In this week’s other story line, Peter is having a fine time with Abby, who appears to be spending her screentime trying to talk me into being her girlfriend. (It is working.) “I’m not one of those sample-sale, mani-pedi princesses,” she tells Peter. “I’m like the Matthew McConaughey of the romance-novel world.” She even makes a liquor-store run in the morning while instructing Peter to “melt some cheese on something.” Peter later tells us that she writes two hours a day, then day-drinks and night-smokes. Please remind me again why I’m neither a romance novelist nor dating one? Mindy seems captivated by her coolness, too, and I can’t blame her. She’s so captivated, in fact, that she agrees to cover for Peter’s hospital shift while he goes to the Electric Insanity Ball with Tamra, Morgan, and Abby.
As Danny reenacts Top Gun in his new jacket, Tamra’s bracelet goes mysteriously missing after Annette was in the office. She even reports that Annette “was like, ‘That’s fierce as hell, no shame.’” She might, as she says, be paraphrasing.
But this is enough to send Mindy to Annette’s house to confront her over her klepto ways. It’s an awkward time to chat, as Annette says, because “Dot and I are watching Passion of the Christ. What they did to that man. Poor Mel.” Am I the only one praying for a spinoff called Annette and Dot? Annette could do whatever and I’d be down with watching it. Even more so if Dot were nearby. “This is my favorite part,” Dot cries. “Judas is getting his coins.” I have never seen this film, and this is still very funny to me.

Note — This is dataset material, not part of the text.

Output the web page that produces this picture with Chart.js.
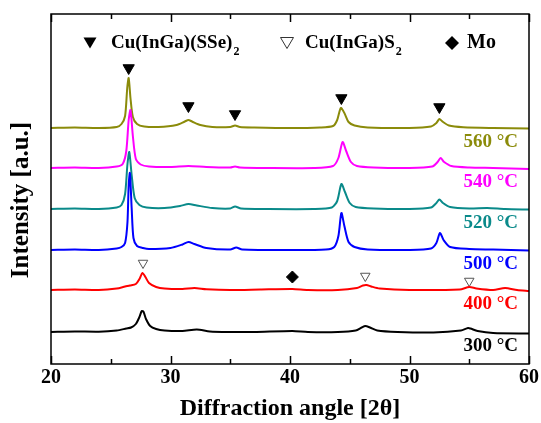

Funny thing, though: Tamra found the missing bracelet on her own ankle. This makes things a bit sensitive between Mindy and Annette, who has called Danny eight times to “invite” Mindy and him to a “guilt dinner.” This is how Catholics work, he tells us. Mindy will need to wear all black. “The only thing I have that’s black is my Catwoman costume,” she replies.
More important, she won’t be able to cover Peter’s shift. He’ll have to stay sober at the rave with Abby. Luckily, he does, because he gets a text that a patient is delivering. “Come back later,” Abby says, “and bring the baby.”

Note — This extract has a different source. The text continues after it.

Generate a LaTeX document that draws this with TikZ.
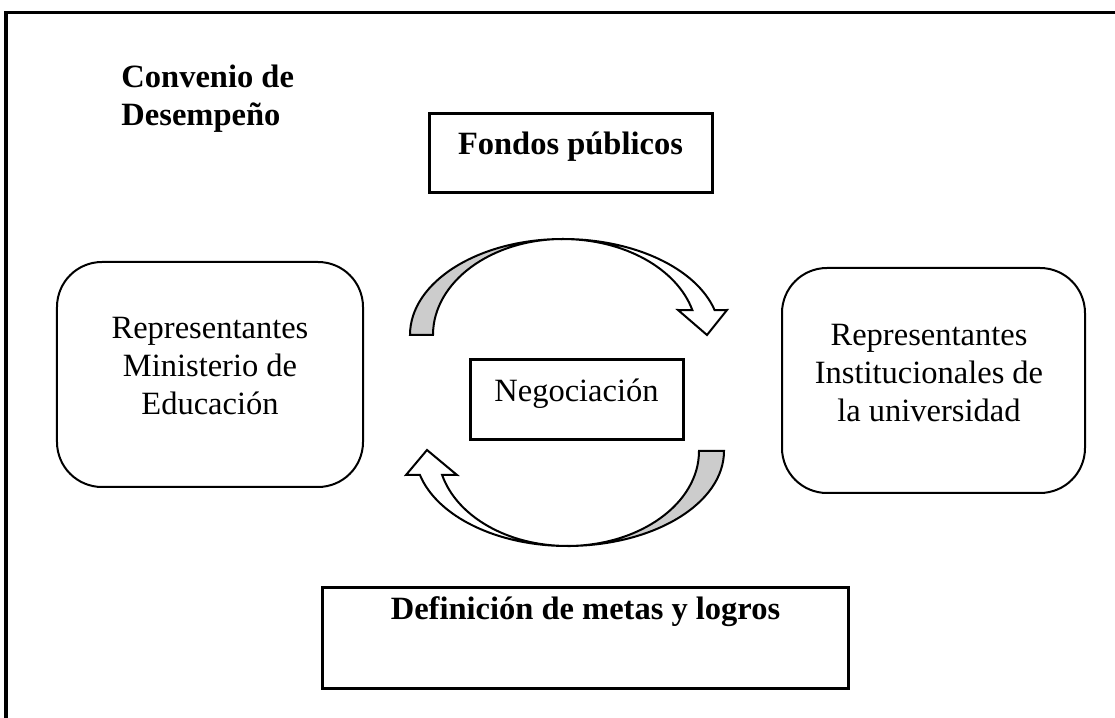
\documentclass[tikz,border=0pt]{standalone}
\usepackage{fontspec}
\setmainfont{Liberation Serif}
\usetikzlibrary{positioning}

\tikzset{
  txt/.style={font=\fontsize{13}{15.2}\selectfont},
  boldtxt/.style={font=\fontsize{13}{15.2}\selectfont\bfseries},
  plainbox/.style={draw, line width=1.2pt, inner xsep=0pt, inner ysep=0pt, txt},
  roundbox/.style={draw, line width=0.8pt, rounded corners=18pt},
  backband/.style={draw, line width=0.8pt, fill=black!20, line join=miter},
  frontband/.style={draw, line width=0.8pt, fill=white, line join=miter}
}

\begin{document}
\begin{tikzpicture}[x=0.4pt, y=-0.4pt]

        \useasboundingbox (0,0) rectangle (1115,718);

        % outer frame
        \draw[line width=1.2pt] (6,718) -- (6,13) -- (1115,13);

        \node[boldtxt, align=left, inner sep=0pt, anchor=north west]
          (convenio) at (121,64) {Convenio de\\Desempeño};

        \begin{scope}[every node/.style={plainbox}]
          \node[boldtxt, minimum width=113.2pt, text height=16.4pt, text depth=15.2pt]
            (fondos) at (570.5,112) [anchor=north] {Fondos públicos};
          \node[minimum width=85.2pt, text height=16.8pt, text depth=15.2pt]
            (nego) at (576.5,358) [anchor=north] {Negociación};
          \node[boldtxt, minimum width=210pt, text height=12.8pt, text depth=27.6pt]
            (metas) at (585.5,586) [anchor=north] {Definición de metas y logros};
        \end{scope}

        \begin{scope}[every node/.style={roundbox}]
          \node[minimum width=122.4pt, minimum height=90pt] (mined) at (210,374.5) {};
          \node[minimum width=121.2pt, minimum height=90pt] (univ) at (933.5,380.5) {};
        \end{scope}

        \node[txt, align=center] (minedtxt) at (210,366.5)
          {Representantes\\Ministerio de\\Educación};
        \node[txt, align=center] (univtxt) at (929,373.5)
          {Representantes\\Institucionales de\\la universidad};

        % curved block arrows
        \filldraw[backband] (410,335)
          arc[start angle=180, end angle=90, x radius=61.2pt, y radius=38.4pt]
          arc[start angle=90, end angle=180, x radius=52pt, y radius=38.4pt] -- cycle;
        \filldraw[frontband] (563,239)
          arc[start angle=90, end angle=15, x radius=62.8pt, y radius=38.4pt]
          -- (727,310) -- (707,335) -- (678,310) -- (692.4,310.2)
          arc[start angle=15, end angle=90, x radius=53.6pt, y radius=38.4pt] -- cycle;

        \filldraw[backband] (724,451)
          arc[start angle=0, end angle=-90, x radius=62.8pt, y radius=38pt]
          arc[start angle=-90, end angle=0, x radius=52.8pt, y radius=38pt] -- cycle;
        \filldraw[frontband] (567,546)
          arc[start angle=-90, end angle=-165.4, x radius=60.8pt, y radius=38pt]
          -- (406,475) -- (427,450) -- (457,475) -- (442.1,474.9)
          arc[start angle=-165.4, end angle=-90, x radius=51.6pt, y radius=38pt] -- cycle;

      \end{tikzpicture}
\end{document}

The “guilt dinner” is one of those times when we can appreciate Mindy for who she is: On the one hand, she has matured since the beginning of the show; she does seem to care about others besides herself, namely Danny and his family. On the other hand, her almost psychotic self-confidence kicks in here to great effect. She is not cowed by Annette’s prayer about “the wrongful accusations leveraged against the elderly.” She is not even fazed when Annette continues, “Please spare Mindy the pestilence, spoils, and famine you are surely considering right now. Although a little famine wouldn’t be the worst thing in the world.” Mindy simply replies, “That was a beautiful and kind of pointed prayer.”
Mindy goes on to say that she saw Annette steal the jacket, and the still-attached ink tags back her up. Annette is busted. Annette admits to having just started shoplifting last year. Danny insists everyone will go and apologize to the store the following day (except Dot, who is not sorry about this).
That said, once they try to apologize the next day, they find out that Annette could be charged with a felony. Mindy won’t have it; instead, she suggests they make a run for it. They do, and they make it. Family first — Mindy is maturing, in her own strange way.
Meanwhile, Peter delivers a baby while receiving a text from Abby: “Only ten more DJs until the headliner!” Peter is maturing, too, having some, as he says, “hard-core epiphanies.” (I want this to be the title of one of my future memoirs.) He actually wants a girl who likes brunch, not a girl who’s still high from the night before. Hmm, interesting: Do you think Peter is essentially becoming the male Mindy of this show? Will he experience the tribulations of romantic-comedy land that she once did, while she explores a monogamous relationship? Worse things could happen.